SUPPLIED INFORMATION >>
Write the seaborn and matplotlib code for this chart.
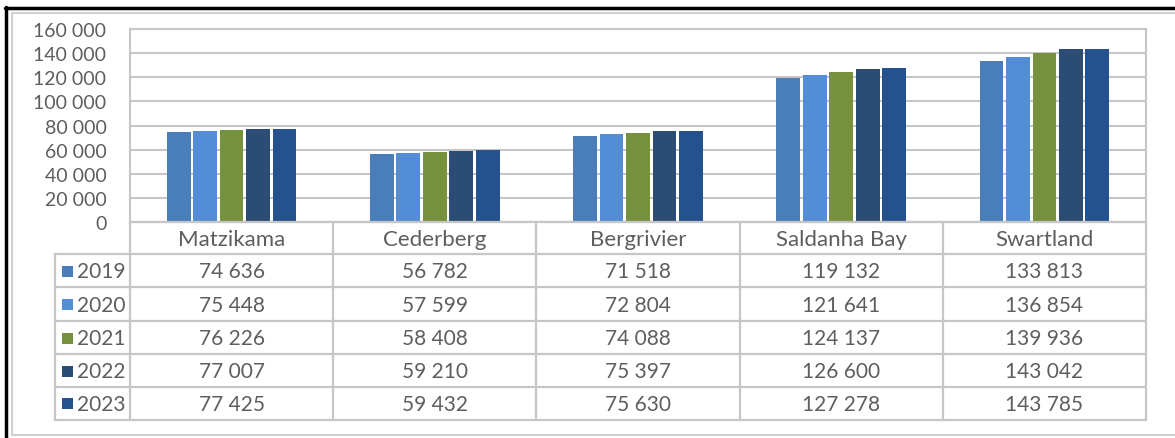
import matplotlib
matplotlib.use("Agg")
import matplotlib.pyplot as plt
import seaborn as sns
import pandas as pd
from matplotlib.ticker import FuncFormatter

categories = ["Matzikama", "Cederberg", "Bergrivier", "Saldanha Bay", "Swartland"]
years = ["2019", "2020", "2021", "2022", "2023"]
v2019 = [74636, 56782, 71518, 119132, 133813]
v2020 = [75448, 57599, 72804, 121641, 136854]
v2021 = [76226, 58408, 74088, 124137, 139936]
v2022 = [77007, 59210, 75397, 126600, 143042]
v2023 = [77425, 59432, 75630, 127278, 143785]
series = [v2019, v2020, v2021, v2022, v2023]
colors = ["#4A7EBB", "#538DD5", "#76923C", "#2B4C74", "#24528E"]

rows = []
for y, vals in zip(years, series):
    for c, v in zip(categories, vals):
        rows.append({"Municipality": c, "Year": y, "Population": v})
df = pd.DataFrame(rows)

sns.set_style("white")
plt.rcParams["font.family"] = ["Lato", "DejaVu Sans"]
TXT = "#5E5E5E"
GRID = "#C6C6C6"

W, H = 1175, 439
fig = plt.figure(figsize=(W / 100, H / 100), dpi=100)

# plot area in pixel coords
L, R, T, B = 130, 1146, 30, 223
ax = fig.add_axes([L / W, 1 - B / H, (R - L) / W, (B - T) / H])
sns.barplot(data=df, x="Municipality", y="Population", hue="Year",
            palette=colors, width=0.65, gap=0.1, ax=ax, legend=False,
            saturation=1, edgecolor="none", zorder=3)
ax.set_xlim(-0.5, len(categories) - 0.5)
ax.set_ylim(0, 160000)
ax.set_yticks(range(0, 160001, 20000))
ax.yaxis.set_major_formatter(FuncFormatter(lambda v, p: f"{int(v):,}".replace(",", " ")))
ax.tick_params(axis="y", length=0, pad=17, labelsize=14, labelcolor=TXT)
ax.set_xticks([])
ax.set_xlabel("")
ax.set_ylabel("")
ax.grid(axis="y", color=GRID, lw=1.5, zorder=0)
ax.set_axisbelow(True)
for s in ax.spines.values():
    s.set_color(GRID)
    s.set_linewidth(1.5)

# overlay for table and frame
ov = fig.add_axes([0, 0, 1, 1], zorder=5)
ov.set_xlim(0, W)
ov.set_ylim(H, 0)
ov.axis("off")
ov.patch.set_alpha(0)

catw = (R - L) / len(categories)
LEGX = 55
row_edges = [B, 255, 288, 322, 355, 388, 421]
lw = 1.6
# horizontal lines
ov.plot([L, R], [row_edges[0], row_edges[0]], color=GRID, lw=lw)
for yv in row_edges[1:]:
    ov.plot([LEGX, R], [yv, yv], color=GRID, lw=lw)
# vertical lines
ov.plot([LEGX, LEGX], [row_edges[1], row_edges[-1]], color=GRID, lw=lw)
for i in range(len(categories) + 1):
    xv = L + catw * i
    ov.plot([xv, xv], [row_edges[0], row_edges[-1]], color=GRID, lw=lw)

# header
for i, c in enumerate(categories):
    xc = L + catw * (i + 0.5)
    ov.text(xc, (row_edges[0] + row_edges[1]) / 2 + 1, c, ha="center", va="center",
            fontsize=16, color=TXT)

# body rows
for r, (y, vals, col) in enumerate(zip(years, series, colors)):
    yc = (row_edges[r + 1] + row_edges[r + 2]) / 2 + 1
    ov.add_patch(plt.Rectangle((62, yc - 6), 11, 11, color=col, lw=0))
    ov.text(77, yc, y, ha="left", va="center", fontsize=15, color=TXT)
    for i, v in enumerate(vals):
        xc = L + catw * (i + 0.5)
        ov.text(xc, yc, f"{v:,}".replace(",", " "), ha="center", va="center",
                fontsize=15, color=TXT)

# outer frame
ov.plot([5.5, 5.5], [8, H], color="black", lw=2.5)
ov.plot([5, W], [8.5, 8.5], color="black", lw=2.5)
ov.plot([12, 12], [14, 436], color="#D0D0D0", lw=1.5)
ov.plot([12, W], [14, 14], color="#D0D0D0", lw=1.5)
ov.plot([12, W], [436, 436], color="#D0D0D0", lw=1.5)

fig.savefig("out.png", dpi=100)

TASK DETAILS >>
Begin at the first line of the data above and repeat each line exactly, stopping after the line containing "from matplotlib.ticker import FuncFormatter". Omit the pictures.

PROBLEM SOLUTION >>
Write the seaborn and matplotlib code for this chart.
import matplotlib
matplotlib.use("Agg")
import matplotlib.pyplot as plt
import seaborn as sns
import pandas as pd
from matplotlib.ticker import FuncFormatter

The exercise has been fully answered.